* [Task brief]: Leave out the pictures and print only the lines from the one with "Output the LaTeX" through the one with "(w5) at (163,852)", exactly as they are.

(Charts and diagrams as code)
++++++++++++++++++++

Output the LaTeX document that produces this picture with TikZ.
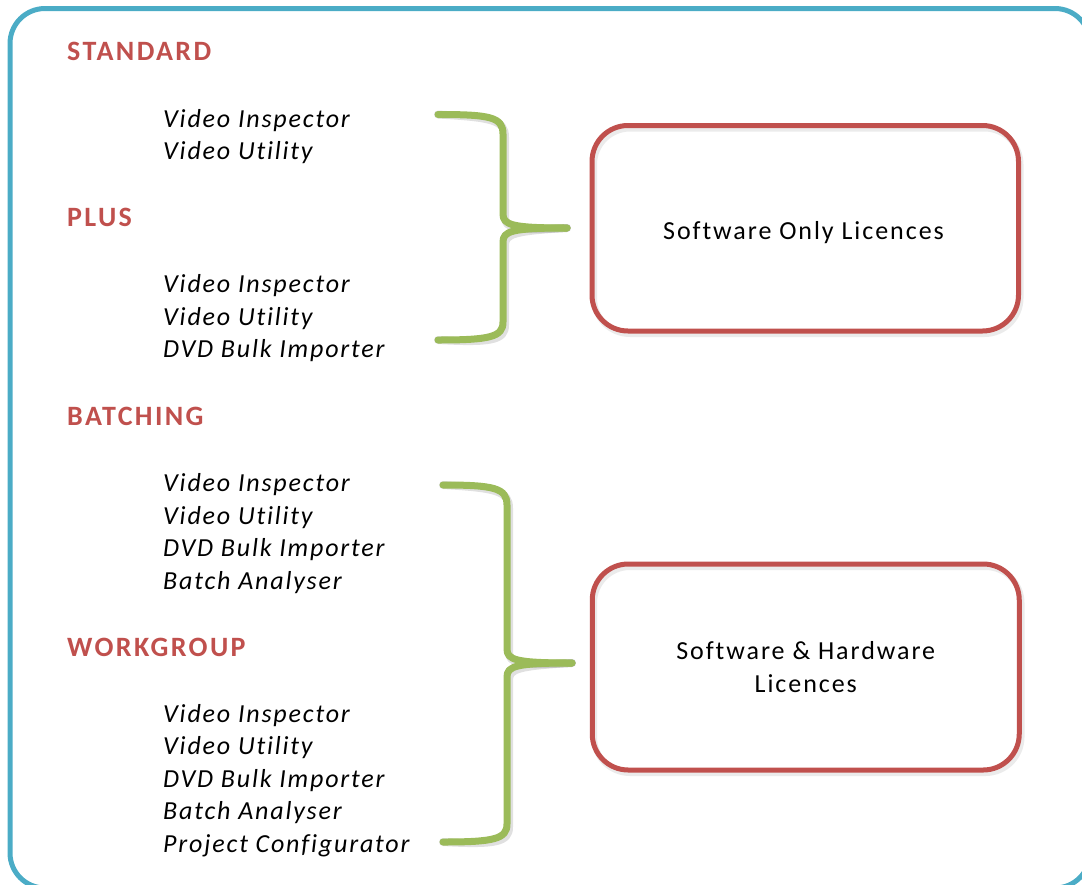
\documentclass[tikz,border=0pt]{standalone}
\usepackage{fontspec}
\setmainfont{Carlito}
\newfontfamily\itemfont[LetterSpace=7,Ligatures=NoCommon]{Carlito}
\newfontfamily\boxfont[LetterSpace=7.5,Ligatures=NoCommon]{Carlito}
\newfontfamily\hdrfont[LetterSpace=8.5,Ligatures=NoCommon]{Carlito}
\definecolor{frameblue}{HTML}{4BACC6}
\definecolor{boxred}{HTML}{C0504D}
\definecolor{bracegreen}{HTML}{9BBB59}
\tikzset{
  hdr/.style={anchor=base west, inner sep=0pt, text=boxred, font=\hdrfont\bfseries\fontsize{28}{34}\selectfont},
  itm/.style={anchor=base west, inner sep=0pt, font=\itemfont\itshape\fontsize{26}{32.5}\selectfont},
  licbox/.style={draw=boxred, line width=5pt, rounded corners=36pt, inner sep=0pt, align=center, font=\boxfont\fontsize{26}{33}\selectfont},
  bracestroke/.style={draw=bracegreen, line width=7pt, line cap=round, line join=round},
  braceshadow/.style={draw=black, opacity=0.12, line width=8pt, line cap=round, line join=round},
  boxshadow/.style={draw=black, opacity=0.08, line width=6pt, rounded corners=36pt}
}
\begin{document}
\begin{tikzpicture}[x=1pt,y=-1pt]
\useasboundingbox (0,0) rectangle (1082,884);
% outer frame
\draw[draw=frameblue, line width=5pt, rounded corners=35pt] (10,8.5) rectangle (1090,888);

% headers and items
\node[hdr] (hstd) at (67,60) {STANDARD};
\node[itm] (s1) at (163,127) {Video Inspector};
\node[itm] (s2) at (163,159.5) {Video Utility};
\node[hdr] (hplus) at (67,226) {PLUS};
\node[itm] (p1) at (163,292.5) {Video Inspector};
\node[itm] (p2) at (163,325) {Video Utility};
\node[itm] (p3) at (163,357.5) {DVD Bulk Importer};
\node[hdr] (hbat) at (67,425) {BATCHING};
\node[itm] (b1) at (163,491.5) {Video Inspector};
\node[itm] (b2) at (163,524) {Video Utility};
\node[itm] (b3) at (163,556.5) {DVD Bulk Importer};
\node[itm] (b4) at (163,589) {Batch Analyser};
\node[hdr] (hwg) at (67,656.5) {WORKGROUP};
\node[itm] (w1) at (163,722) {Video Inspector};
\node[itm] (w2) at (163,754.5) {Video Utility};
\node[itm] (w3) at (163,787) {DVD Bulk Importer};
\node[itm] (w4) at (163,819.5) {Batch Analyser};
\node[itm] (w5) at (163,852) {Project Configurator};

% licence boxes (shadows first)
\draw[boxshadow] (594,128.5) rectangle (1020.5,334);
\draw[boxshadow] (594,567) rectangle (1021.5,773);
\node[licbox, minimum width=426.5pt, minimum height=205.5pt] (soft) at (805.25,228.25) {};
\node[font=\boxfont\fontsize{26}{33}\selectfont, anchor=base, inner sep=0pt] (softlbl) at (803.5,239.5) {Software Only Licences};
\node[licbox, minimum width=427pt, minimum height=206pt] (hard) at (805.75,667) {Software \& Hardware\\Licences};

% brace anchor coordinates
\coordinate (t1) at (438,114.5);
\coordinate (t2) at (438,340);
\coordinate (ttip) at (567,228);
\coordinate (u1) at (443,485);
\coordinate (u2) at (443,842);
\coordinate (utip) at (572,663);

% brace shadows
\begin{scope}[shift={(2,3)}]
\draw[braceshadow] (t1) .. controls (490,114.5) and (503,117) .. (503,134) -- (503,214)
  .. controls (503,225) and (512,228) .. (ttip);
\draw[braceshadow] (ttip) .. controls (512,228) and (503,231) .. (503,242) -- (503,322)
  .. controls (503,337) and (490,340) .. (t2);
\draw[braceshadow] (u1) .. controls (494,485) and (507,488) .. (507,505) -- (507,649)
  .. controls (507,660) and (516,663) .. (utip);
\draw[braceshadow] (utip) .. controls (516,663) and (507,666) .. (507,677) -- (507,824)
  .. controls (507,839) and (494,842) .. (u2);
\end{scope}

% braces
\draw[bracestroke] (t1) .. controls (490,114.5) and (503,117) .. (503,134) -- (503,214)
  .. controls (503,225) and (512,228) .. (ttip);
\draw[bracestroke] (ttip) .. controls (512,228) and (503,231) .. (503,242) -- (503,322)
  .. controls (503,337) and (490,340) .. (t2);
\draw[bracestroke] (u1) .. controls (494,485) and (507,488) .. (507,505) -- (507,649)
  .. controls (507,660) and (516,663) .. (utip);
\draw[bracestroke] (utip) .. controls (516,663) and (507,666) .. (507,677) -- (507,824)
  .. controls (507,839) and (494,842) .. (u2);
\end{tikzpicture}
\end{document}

++++++++++++++++++++

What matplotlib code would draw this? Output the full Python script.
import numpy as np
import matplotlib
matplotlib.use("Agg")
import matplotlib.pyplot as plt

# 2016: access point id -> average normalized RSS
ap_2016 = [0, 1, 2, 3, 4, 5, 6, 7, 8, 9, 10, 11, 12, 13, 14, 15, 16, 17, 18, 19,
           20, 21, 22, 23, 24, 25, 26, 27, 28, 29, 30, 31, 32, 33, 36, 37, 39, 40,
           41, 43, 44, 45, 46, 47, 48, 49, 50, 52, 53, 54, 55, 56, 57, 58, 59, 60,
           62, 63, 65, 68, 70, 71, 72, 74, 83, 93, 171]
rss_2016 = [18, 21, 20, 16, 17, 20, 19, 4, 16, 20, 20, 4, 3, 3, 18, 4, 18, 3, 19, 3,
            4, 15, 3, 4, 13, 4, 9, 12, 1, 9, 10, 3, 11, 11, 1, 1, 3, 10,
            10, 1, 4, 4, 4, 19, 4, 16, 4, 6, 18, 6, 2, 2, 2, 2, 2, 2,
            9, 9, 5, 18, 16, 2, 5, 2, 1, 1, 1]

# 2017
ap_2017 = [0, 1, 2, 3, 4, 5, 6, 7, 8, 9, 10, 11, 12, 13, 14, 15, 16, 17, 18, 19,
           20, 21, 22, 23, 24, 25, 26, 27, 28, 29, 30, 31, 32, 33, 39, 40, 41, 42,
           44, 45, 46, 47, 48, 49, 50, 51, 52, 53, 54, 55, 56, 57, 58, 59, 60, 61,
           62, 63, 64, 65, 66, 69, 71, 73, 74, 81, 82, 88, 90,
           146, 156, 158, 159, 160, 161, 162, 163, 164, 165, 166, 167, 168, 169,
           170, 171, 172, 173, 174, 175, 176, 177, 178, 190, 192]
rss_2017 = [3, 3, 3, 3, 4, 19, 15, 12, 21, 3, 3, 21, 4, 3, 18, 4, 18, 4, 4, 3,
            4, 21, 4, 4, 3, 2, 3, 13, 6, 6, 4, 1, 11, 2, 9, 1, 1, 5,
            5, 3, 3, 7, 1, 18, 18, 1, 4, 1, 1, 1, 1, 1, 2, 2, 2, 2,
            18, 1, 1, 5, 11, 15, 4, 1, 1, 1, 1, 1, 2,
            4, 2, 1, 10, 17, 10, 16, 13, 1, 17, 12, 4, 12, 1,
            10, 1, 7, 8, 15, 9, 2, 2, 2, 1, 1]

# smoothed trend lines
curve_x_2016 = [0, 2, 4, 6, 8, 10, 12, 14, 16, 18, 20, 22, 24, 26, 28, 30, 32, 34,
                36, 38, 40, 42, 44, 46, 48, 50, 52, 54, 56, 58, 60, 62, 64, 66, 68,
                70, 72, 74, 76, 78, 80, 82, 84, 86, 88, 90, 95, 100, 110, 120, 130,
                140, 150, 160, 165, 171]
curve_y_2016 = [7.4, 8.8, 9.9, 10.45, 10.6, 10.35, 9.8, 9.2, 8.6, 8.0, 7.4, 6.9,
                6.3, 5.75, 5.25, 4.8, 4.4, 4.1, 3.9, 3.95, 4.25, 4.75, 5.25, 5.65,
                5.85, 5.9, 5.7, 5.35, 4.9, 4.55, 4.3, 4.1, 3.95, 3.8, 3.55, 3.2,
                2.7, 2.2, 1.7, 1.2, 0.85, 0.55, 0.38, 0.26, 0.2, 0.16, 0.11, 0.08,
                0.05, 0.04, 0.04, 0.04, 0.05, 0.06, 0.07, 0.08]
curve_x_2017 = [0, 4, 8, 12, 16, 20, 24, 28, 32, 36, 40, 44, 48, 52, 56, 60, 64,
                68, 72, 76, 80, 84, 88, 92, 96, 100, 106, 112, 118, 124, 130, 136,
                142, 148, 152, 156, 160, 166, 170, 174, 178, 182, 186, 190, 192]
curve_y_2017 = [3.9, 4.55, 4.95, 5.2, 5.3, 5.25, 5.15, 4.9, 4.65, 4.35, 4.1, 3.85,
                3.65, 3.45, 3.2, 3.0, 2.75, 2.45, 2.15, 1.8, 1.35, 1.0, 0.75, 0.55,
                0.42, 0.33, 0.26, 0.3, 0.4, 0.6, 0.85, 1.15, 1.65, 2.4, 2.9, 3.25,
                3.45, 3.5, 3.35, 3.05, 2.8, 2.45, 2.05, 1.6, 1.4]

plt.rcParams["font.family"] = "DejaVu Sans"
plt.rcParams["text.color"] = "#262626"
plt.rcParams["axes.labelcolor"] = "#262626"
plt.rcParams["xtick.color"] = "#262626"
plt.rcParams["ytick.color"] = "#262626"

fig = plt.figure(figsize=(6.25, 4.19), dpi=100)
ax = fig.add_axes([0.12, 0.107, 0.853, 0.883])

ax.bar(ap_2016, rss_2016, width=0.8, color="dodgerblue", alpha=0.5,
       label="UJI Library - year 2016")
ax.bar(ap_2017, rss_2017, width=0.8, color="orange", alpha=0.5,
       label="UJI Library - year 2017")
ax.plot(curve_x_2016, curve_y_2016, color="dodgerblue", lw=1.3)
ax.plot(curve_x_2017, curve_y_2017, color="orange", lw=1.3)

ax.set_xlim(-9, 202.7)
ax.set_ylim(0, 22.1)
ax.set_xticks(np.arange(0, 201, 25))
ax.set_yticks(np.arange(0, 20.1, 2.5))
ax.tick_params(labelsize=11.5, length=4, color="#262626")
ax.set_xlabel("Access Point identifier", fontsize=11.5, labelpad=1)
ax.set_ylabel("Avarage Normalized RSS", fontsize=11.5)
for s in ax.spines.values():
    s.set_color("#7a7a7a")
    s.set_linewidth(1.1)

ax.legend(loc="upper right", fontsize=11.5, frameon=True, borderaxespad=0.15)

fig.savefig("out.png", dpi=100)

++++++++++++++++++++

* [Answer in full]:
Output the LaTeX document that produces this picture with TikZ.
\documentclass[tikz,border=0pt]{standalone}
\usepackage{fontspec}
\setmainfont{Carlito}
\newfontfamily\itemfont[LetterSpace=7,Ligatures=NoCommon]{Carlito}
\newfontfamily\boxfont[LetterSpace=7.5,Ligatures=NoCommon]{Carlito}
\newfontfamily\hdrfont[LetterSpace=8.5,Ligatures=NoCommon]{Carlito}
\definecolor{frameblue}{HTML}{4BACC6}
\definecolor{boxred}{HTML}{C0504D}
\definecolor{bracegreen}{HTML}{9BBB59}
\tikzset{
  hdr/.style={anchor=base west, inner sep=0pt, text=boxred, font=\hdrfont\bfseries\fontsize{28}{34}\selectfont},
  itm/.style={anchor=base west, inner sep=0pt, font=\itemfont\itshape\fontsize{26}{32.5}\selectfont},
  licbox/.style={draw=boxred, line width=5pt, rounded corners=36pt, inner sep=0pt, align=center, font=\boxfont\fontsize{26}{33}\selectfont},
  bracestroke/.style={draw=bracegreen, line width=7pt, line cap=round, line join=round},
  braceshadow/.style={draw=black, opacity=0.12, line width=8pt, line cap=round, line join=round},
  boxshadow/.style={draw=black, opacity=0.08, line width=6pt, rounded corners=36pt}
}
\begin{document}
\begin{tikzpicture}[x=1pt,y=-1pt]
\useasboundingbox (0,0) rectangle (1082,884);
% outer frame
\draw[draw=frameblue, line width=5pt, rounded corners=35pt] (10,8.5) rectangle (1090,888);

% headers and items
\node[hdr] (hstd) at (67,60) {STANDARD};
\node[itm] (s1) at (163,127) {Video Inspector};
\node[itm] (s2) at (163,159.5) {Video Utility};
\node[hdr] (hplus) at (67,226) {PLUS};
\node[itm] (p1) at (163,292.5) {Video Inspector};
\node[itm] (p2) at (163,325) {Video Utility};
\node[itm] (p3) at (163,357.5) {DVD Bulk Importer};
\node[hdr] (hbat) at (67,425) {BATCHING};
\node[itm] (b1) at (163,491.5) {Video Inspector};
\node[itm] (b2) at (163,524) {Video Utility};
\node[itm] (b3) at (163,556.5) {DVD Bulk Importer};
\node[itm] (b4) at (163,589) {Batch Analyser};
\node[hdr] (hwg) at (67,656.5) {WORKGROUP};
\node[itm] (w1) at (163,722) {Video Inspector};
\node[itm] (w2) at (163,754.5) {Video Utility};
\node[itm] (w3) at (163,787) {DVD Bulk Importer};
\node[itm] (w4) at (163,819.5) {Batch Analyser};
\node[itm] (w5) at (163,852) {Project Configurator};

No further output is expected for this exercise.